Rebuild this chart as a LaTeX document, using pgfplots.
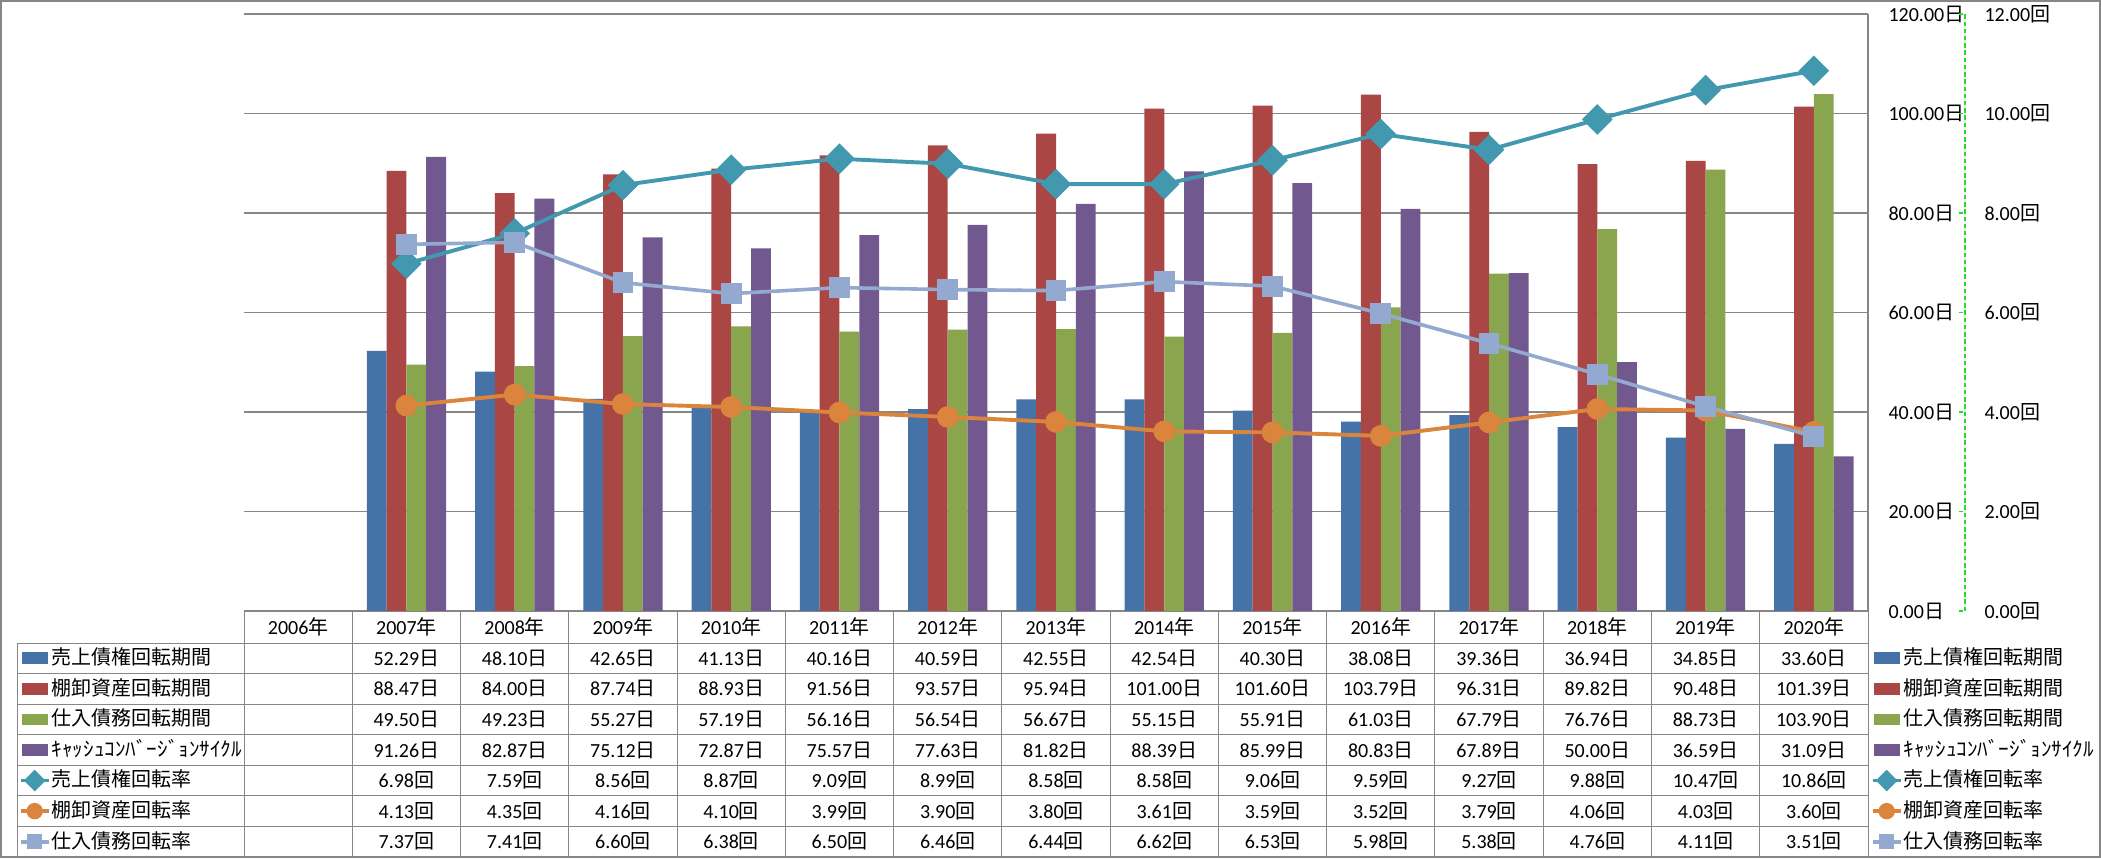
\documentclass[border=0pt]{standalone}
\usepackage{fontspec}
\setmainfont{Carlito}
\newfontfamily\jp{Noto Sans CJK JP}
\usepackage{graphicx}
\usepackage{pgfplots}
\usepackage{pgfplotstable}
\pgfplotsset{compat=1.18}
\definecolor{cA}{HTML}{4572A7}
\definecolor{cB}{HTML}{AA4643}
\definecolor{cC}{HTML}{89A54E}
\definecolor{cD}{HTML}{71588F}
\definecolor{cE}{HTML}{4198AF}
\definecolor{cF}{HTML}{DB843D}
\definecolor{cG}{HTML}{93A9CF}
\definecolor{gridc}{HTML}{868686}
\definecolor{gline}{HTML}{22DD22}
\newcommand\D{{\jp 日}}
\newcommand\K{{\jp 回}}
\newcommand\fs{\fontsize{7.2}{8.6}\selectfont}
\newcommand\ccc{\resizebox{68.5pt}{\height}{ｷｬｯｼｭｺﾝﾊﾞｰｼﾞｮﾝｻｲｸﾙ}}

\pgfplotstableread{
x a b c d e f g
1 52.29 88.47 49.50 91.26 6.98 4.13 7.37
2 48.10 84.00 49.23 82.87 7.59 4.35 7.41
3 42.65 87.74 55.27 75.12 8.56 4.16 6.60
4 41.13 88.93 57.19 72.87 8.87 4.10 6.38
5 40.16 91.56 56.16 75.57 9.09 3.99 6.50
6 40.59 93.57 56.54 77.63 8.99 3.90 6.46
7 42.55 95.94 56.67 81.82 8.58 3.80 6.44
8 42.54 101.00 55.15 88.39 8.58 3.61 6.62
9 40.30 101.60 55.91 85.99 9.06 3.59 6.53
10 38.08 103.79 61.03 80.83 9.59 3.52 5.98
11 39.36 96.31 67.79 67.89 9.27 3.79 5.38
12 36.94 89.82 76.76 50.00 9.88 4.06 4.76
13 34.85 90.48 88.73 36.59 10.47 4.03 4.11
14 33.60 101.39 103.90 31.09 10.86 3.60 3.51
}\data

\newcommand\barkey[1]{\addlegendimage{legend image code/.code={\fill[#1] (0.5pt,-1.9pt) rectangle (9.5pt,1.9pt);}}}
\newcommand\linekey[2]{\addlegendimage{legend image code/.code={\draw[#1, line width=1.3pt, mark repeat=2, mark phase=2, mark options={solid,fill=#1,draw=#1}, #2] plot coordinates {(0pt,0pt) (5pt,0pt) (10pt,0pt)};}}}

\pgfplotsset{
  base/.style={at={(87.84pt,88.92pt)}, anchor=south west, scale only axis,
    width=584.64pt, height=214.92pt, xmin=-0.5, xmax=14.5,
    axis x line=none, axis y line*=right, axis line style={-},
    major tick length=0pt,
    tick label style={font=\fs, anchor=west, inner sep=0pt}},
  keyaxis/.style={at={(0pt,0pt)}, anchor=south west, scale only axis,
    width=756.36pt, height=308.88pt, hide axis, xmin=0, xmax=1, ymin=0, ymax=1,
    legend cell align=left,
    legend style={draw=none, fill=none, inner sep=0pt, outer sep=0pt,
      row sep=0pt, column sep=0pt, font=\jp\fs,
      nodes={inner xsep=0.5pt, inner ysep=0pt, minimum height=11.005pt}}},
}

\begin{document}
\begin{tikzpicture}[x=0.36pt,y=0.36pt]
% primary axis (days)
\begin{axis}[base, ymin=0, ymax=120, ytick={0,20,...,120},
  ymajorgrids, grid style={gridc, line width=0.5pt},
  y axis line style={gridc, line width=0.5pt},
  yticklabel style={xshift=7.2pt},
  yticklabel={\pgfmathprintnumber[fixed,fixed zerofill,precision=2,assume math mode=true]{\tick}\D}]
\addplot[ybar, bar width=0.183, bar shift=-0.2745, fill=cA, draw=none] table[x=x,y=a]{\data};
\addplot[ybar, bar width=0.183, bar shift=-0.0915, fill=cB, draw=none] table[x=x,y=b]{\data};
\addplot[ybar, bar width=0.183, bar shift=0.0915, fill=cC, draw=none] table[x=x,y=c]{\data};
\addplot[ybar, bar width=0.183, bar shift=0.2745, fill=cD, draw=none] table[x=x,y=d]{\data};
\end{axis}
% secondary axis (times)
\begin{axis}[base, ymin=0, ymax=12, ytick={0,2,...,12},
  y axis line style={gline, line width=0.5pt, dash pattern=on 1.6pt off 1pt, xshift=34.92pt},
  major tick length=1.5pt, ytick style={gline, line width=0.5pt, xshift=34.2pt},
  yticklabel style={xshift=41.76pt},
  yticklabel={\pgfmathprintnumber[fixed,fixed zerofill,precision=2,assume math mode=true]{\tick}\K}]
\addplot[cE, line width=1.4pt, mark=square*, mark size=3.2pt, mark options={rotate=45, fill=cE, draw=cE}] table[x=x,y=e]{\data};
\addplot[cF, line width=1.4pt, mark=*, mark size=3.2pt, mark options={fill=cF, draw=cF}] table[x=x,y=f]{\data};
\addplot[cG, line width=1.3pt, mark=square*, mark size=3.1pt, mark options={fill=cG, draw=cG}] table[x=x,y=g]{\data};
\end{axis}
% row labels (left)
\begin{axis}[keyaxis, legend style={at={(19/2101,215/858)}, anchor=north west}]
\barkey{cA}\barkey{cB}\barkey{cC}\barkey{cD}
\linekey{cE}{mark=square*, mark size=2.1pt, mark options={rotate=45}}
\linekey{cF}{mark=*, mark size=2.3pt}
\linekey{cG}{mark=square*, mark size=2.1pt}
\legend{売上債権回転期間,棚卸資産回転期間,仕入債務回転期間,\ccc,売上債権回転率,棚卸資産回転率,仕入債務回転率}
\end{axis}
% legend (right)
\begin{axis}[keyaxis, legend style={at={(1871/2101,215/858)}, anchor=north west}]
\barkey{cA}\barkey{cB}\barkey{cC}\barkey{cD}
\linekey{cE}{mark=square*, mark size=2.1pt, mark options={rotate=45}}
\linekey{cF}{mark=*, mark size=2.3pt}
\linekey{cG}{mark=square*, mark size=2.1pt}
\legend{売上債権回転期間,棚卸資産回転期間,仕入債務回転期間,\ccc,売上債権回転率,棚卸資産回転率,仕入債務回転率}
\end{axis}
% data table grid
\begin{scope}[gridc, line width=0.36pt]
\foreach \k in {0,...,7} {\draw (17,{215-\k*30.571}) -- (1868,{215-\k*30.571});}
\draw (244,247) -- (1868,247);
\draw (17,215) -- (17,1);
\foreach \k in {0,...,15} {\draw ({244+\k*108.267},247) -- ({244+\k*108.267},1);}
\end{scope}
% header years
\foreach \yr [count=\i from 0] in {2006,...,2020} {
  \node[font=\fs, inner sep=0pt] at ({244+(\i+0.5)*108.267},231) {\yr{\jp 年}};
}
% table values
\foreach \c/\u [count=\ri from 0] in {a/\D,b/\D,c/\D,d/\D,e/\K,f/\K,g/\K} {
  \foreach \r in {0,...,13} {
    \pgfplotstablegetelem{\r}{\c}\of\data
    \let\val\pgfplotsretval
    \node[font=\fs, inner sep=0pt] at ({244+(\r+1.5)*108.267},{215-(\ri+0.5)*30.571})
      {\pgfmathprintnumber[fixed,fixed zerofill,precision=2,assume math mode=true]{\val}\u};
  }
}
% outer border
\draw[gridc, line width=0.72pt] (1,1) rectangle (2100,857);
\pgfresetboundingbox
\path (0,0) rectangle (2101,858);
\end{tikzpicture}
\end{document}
□ □ □
- _Exercise directions_:
Omit the pictures, then quote the rest of the material above exactly.

- _Output below_:
Rebuild this chart as a LaTeX document, using pgfplots.
\documentclass[border=0pt]{standalone}
\usepackage{fontspec}
\setmainfont{Carlito}
\newfontfamily\jp{Noto Sans CJK JP}
\usepackage{graphicx}
\usepackage{pgfplots}
\usepackage{pgfplotstable}
\pgfplotsset{compat=1.18}
\definecolor{cA}{HTML}{4572A7}
\definecolor{cB}{HTML}{AA4643}
\definecolor{cC}{HTML}{89A54E}
\definecolor{cD}{HTML}{71588F}
\definecolor{cE}{HTML}{4198AF}
\definecolor{cF}{HTML}{DB843D}
\definecolor{cG}{HTML}{93A9CF}
\definecolor{gridc}{HTML}{868686}
\definecolor{gline}{HTML}{22DD22}
\newcommand\D{{\jp 日}}
\newcommand\K{{\jp 回}}
\newcommand\fs{\fontsize{7.2}{8.6}\selectfont}
\newcommand\ccc{\resizebox{68.5pt}{\height}{ｷｬｯｼｭｺﾝﾊﾞｰｼﾞｮﾝｻｲｸﾙ}}

\pgfplotstableread{
x a b c d e f g
1 52.29 88.47 49.50 91.26 6.98 4.13 7.37
2 48.10 84.00 49.23 82.87 7.59 4.35 7.41
3 42.65 87.74 55.27 75.12 8.56 4.16 6.60
4 41.13 88.93 57.19 72.87 8.87 4.10 6.38
5 40.16 91.56 56.16 75.57 9.09 3.99 6.50
6 40.59 93.57 56.54 77.63 8.99 3.90 6.46
7 42.55 95.94 56.67 81.82 8.58 3.80 6.44
8 42.54 101.00 55.15 88.39 8.58 3.61 6.62
9 40.30 101.60 55.91 85.99 9.06 3.59 6.53
10 38.08 103.79 61.03 80.83 9.59 3.52 5.98
11 39.36 96.31 67.79 67.89 9.27 3.79 5.38
12 36.94 89.82 76.76 50.00 9.88 4.06 4.76
13 34.85 90.48 88.73 36.59 10.47 4.03 4.11
14 33.60 101.39 103.90 31.09 10.86 3.60 3.51
}\data

\newcommand\barkey[1]{\addlegendimage{legend image code/.code={\fill[#1] (0.5pt,-1.9pt) rectangle (9.5pt,1.9pt);}}}
\newcommand\linekey[2]{\addlegendimage{legend image code/.code={\draw[#1, line width=1.3pt, mark repeat=2, mark phase=2, mark options={solid,fill=#1,draw=#1}, #2] plot coordinates {(0pt,0pt) (5pt,0pt) (10pt,0pt)};}}}

\pgfplotsset{
  base/.style={at={(87.84pt,88.92pt)}, anchor=south west, scale only axis,
    width=584.64pt, height=214.92pt, xmin=-0.5, xmax=14.5,
    axis x line=none, axis y line*=right, axis line style={-},
    major tick length=0pt,
    tick label style={font=\fs, anchor=west, inner sep=0pt}},
  keyaxis/.style={at={(0pt,0pt)}, anchor=south west, scale only axis,
    width=756.36pt, height=308.88pt, hide axis, xmin=0, xmax=1, ymin=0, ymax=1,
    legend cell align=left,
    legend style={draw=none, fill=none, inner sep=0pt, outer sep=0pt,
      row sep=0pt, column sep=0pt, font=\jp\fs,
      nodes={inner xsep=0.5pt, inner ysep=0pt, minimum height=11.005pt}}},
}

\begin{document}
\begin{tikzpicture}[x=0.36pt,y=0.36pt]
% primary axis (days)
\begin{axis}[base, ymin=0, ymax=120, ytick={0,20,...,120},
  ymajorgrids, grid style={gridc, line width=0.5pt},
  y axis line style={gridc, line width=0.5pt},
  yticklabel style={xshift=7.2pt},
  yticklabel={\pgfmathprintnumber[fixed,fixed zerofill,precision=2,assume math mode=true]{\tick}\D}]
\addplot[ybar, bar width=0.183, bar shift=-0.2745, fill=cA, draw=none] table[x=x,y=a]{\data};
\addplot[ybar, bar width=0.183, bar shift=-0.0915, fill=cB, draw=none] table[x=x,y=b]{\data};
\addplot[ybar, bar width=0.183, bar shift=0.0915, fill=cC, draw=none] table[x=x,y=c]{\data};
\addplot[ybar, bar width=0.183, bar shift=0.2745, fill=cD, draw=none] table[x=x,y=d]{\data};
\end{axis}
% secondary axis (times)
\begin{axis}[base, ymin=0, ymax=12, ytick={0,2,...,12},
  y axis line style={gline, line width=0.5pt, dash pattern=on 1.6pt off 1pt, xshift=34.92pt},
  major tick length=1.5pt, ytick style={gline, line width=0.5pt, xshift=34.2pt},
  yticklabel style={xshift=41.76pt},
  yticklabel={\pgfmathprintnumber[fixed,fixed zerofill,precision=2,assume math mode=true]{\tick}\K}]
\addplot[cE, line width=1.4pt, mark=square*, mark size=3.2pt, mark options={rotate=45, fill=cE, draw=cE}] table[x=x,y=e]{\data};
\addplot[cF, line width=1.4pt, mark=*, mark size=3.2pt, mark options={fill=cF, draw=cF}] table[x=x,y=f]{\data};
\addplot[cG, line width=1.3pt, mark=square*, mark size=3.1pt, mark options={fill=cG, draw=cG}] table[x=x,y=g]{\data};
\end{axis}
% row labels (left)
\begin{axis}[keyaxis, legend style={at={(19/2101,215/858)}, anchor=north west}]
\barkey{cA}\barkey{cB}\barkey{cC}\barkey{cD}
\linekey{cE}{mark=square*, mark size=2.1pt, mark options={rotate=45}}
\linekey{cF}{mark=*, mark size=2.3pt}
\linekey{cG}{mark=square*, mark size=2.1pt}
\legend{売上債権回転期間,棚卸資産回転期間,仕入債務回転期間,\ccc,売上債権回転率,棚卸資産回転率,仕入債務回転率}
\end{axis}
% legend (right)
\begin{axis}[keyaxis, legend style={at={(1871/2101,215/858)}, anchor=north west}]
\barkey{cA}\barkey{cB}\barkey{cC}\barkey{cD}
\linekey{cE}{mark=square*, mark size=2.1pt, mark options={rotate=45}}
\linekey{cF}{mark=*, mark size=2.3pt}
\linekey{cG}{mark=square*, mark size=2.1pt}
\legend{売上債権回転期間,棚卸資産回転期間,仕入債務回転期間,\ccc,売上債権回転率,棚卸資産回転率,仕入債務回転率}
\end{axis}
% data table grid
\begin{scope}[gridc, line width=0.36pt]
\foreach \k in {0,...,7} {\draw (17,{215-\k*30.571}) -- (1868,{215-\k*30.571});}
\draw (244,247) -- (1868,247);
\draw (17,215) -- (17,1);
\foreach \k in {0,...,15} {\draw ({244+\k*108.267},247) -- ({244+\k*108.267},1);}
\end{scope}
% header years
\foreach \yr [count=\i from 0] in {2006,...,2020} {
  \node[font=\fs, inner sep=0pt] at ({244+(\i+0.5)*108.267},231) {\yr{\jp 年}};
}
% table values
\foreach \c/\u [count=\ri from 0] in {a/\D,b/\D,c/\D,d/\D,e/\K,f/\K,g/\K} {
  \foreach \r in {0,...,13} {
    \pgfplotstablegetelem{\r}{\c}\of\data
    \let\val\pgfplotsretval
    \node[font=\fs, inner sep=0pt] at ({244+(\r+1.5)*108.267},{215-(\ri+0.5)*30.571})
      {\pgfmathprintnumber[fixed,fixed zerofill,precision=2,assume math mode=true]{\val}\u};
  }
}
% outer border
\draw[gridc, line width=0.72pt] (1,1) rectangle (2100,857);
\pgfresetboundingbox
\path (0,0) rectangle (2101,858);
\end{tikzpicture}
\end{document}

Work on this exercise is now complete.